#### Raw data ####
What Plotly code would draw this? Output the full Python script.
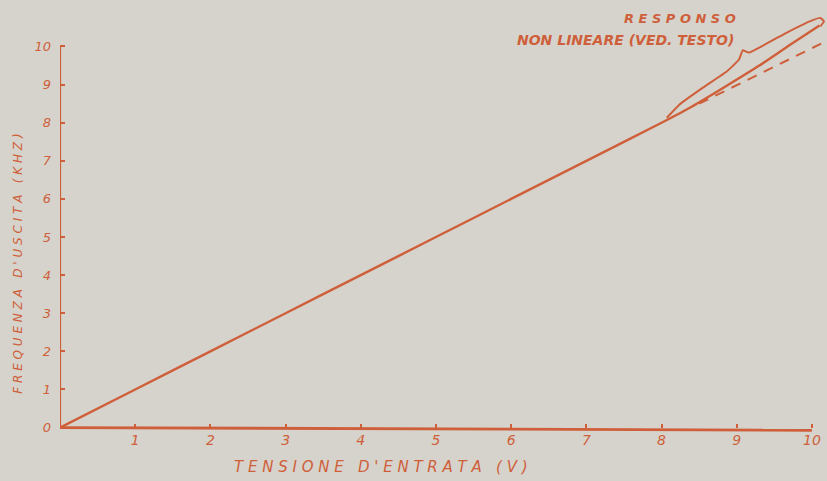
import plotly.graph_objects as go

# Linear voltage-to-frequency converter: output frequency vs input voltage
tensione = [0, 1, 2, 3, 4, 5, 6, 7, 8, 8.4, 8.85, 9.3, 9.75, 10.1]
frequenza = [0, 1, 2, 3, 4, 5, 6, 7, 8, 8.42, 8.95, 9.5, 10.1, 10.55]

# Ideal linear response continued past the non-linear region (dashed)
ideale_x = [8.5, 10.25]
ideale_y = [8.5, 10.2]

# Brace marking the non-linear stretch of the response
graffa_x = [8.07, 8.24, 8.55, 8.87, 9.03, 9.08, 9.16, 9.66, 9.97, 10.11, 10.16, 10.11]
graffa_y = [8.13, 8.48, 8.92, 9.35, 9.66, 9.9, 9.84, 10.36, 10.66, 10.75, 10.66, 10.53]

x_ticks = [1, 2, 3, 4, 5, 6, 7, 8, 9, 10]
y_ticks = [0, 1, 2, 3, 4, 5, 6, 7, 8, 9, 10]

INK = "#cf5f3a"
PAPER = "#d6d3cc"
FONT = "DejaVu Sans"

Y_MIN, Y_MAX = -0.3, 11.22

fig = go.Figure()

# axis strokes
fig.add_trace(go.Scatter(x=[0, 0], y=[0, 10], mode="lines",
                         line=dict(color=INK, width=2.2), hoverinfo="skip"))
fig.add_trace(go.Scatter(x=[0, 10], y=[0, -0.07], mode="lines",
                         line=dict(color=INK, width=2.8), hoverinfo="skip"))

fig.add_trace(go.Scatter(x=ideale_x, y=ideale_y, mode="lines",
                         line=dict(color=INK, width=2, dash="10px,8px"), hoverinfo="skip"))
fig.add_trace(go.Scatter(x=graffa_x, y=graffa_y, mode="lines",
                         line=dict(color=INK, width=2, shape="spline", smoothing=0.4),
                         hoverinfo="skip"))
fig.add_trace(go.Scatter(x=tensione, y=frequenza, mode="lines",
                         line=dict(color=INK, width=2.4, shape="spline", smoothing=0.5)))

fig.update_layout(
    width=827, height=481,
    margin=dict(l=60, r=0, t=0, b=42),
    paper_bgcolor=PAPER, plot_bgcolor=PAPER,
    showlegend=False,
    font=dict(family=FONT, color=INK),
    xaxis=dict(range=[0, 10.2], showgrid=False, zeroline=False, showline=False,
               anchor="free", position=(0 - Y_MIN) / (Y_MAX - Y_MIN),
               tickvals=x_ticks, ticktext=[str(v) for v in x_ticks],
               ticks="inside", ticklen=4, tickwidth=1.5, tickcolor=INK,
               ticklabelstandoff=2,
               tickfont=dict(family=FONT, size=14, color=INK, style="italic")),
    yaxis=dict(range=[Y_MIN, Y_MAX], showgrid=False, zeroline=False, showline=False,
               tickvals=y_ticks, ticktext=[str(v) for v in y_ticks],
               ticks="inside", ticklen=5, tickwidth=1.5, tickcolor=INK,
               ticklabelstandoff=8,
               tickfont=dict(family=FONT, size=13, color=INK, style="italic")),
    annotations=[
        dict(text="T E N S I O N E   D ' E N T R A T A   ( V )", xref="x", yref="paper",
             x=4.27, y=0, yanchor="middle", yshift=-28, showarrow=False,
             font=dict(family=FONT, size=15, color=INK, style="italic")),
        dict(text="F R E Q U E N Z A   D ' U S C I T A   ( K H Z )", xref="paper", yref="y",
             x=0, xanchor="center", xshift=-42, y=4.3, textangle=-90, showarrow=False,
             font=dict(family=FONT, size=12, color=INK, style="italic")),
        dict(text="<b>R E S P O N S O</b>", xref="x", yref="y", x=8.25, y=10.73,
             showarrow=False, font=dict(family=FONT, size=13, color=INK, style="italic")),
        dict(text="<b>NON LINEARE (VED. TESTO)</b>", xref="x", yref="y", x=7.52, y=10.18,
             showarrow=False, font=dict(family=FONT, size=14, color=INK, style="italic")),
    ],
)

fig.write_html("out.html")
####
Exercise description:
Leave out the pictures and restate, word for word, the lines from the top of the data through the line containing "y_ticks = [0, 1, 2, 3, 4, 5, 6, 7, 8, 9, 10]", both included.

Response to the task:
What Plotly code would draw this? Output the full Python script.
import plotly.graph_objects as go

# Linear voltage-to-frequency converter: output frequency vs input voltage
tensione = [0, 1, 2, 3, 4, 5, 6, 7, 8, 8.4, 8.85, 9.3, 9.75, 10.1]
frequenza = [0, 1, 2, 3, 4, 5, 6, 7, 8, 8.42, 8.95, 9.5, 10.1, 10.55]

# Ideal linear response continued past the non-linear region (dashed)
ideale_x = [8.5, 10.25]
ideale_y = [8.5, 10.2]

# Brace marking the non-linear stretch of the response
graffa_x = [8.07, 8.24, 8.55, 8.87, 9.03, 9.08, 9.16, 9.66, 9.97, 10.11, 10.16, 10.11]
graffa_y = [8.13, 8.48, 8.92, 9.35, 9.66, 9.9, 9.84, 10.36, 10.66, 10.75, 10.66, 10.53]

x_ticks = [1, 2, 3, 4, 5, 6, 7, 8, 9, 10]
y_ticks = [0, 1, 2, 3, 4, 5, 6, 7, 8, 9, 10]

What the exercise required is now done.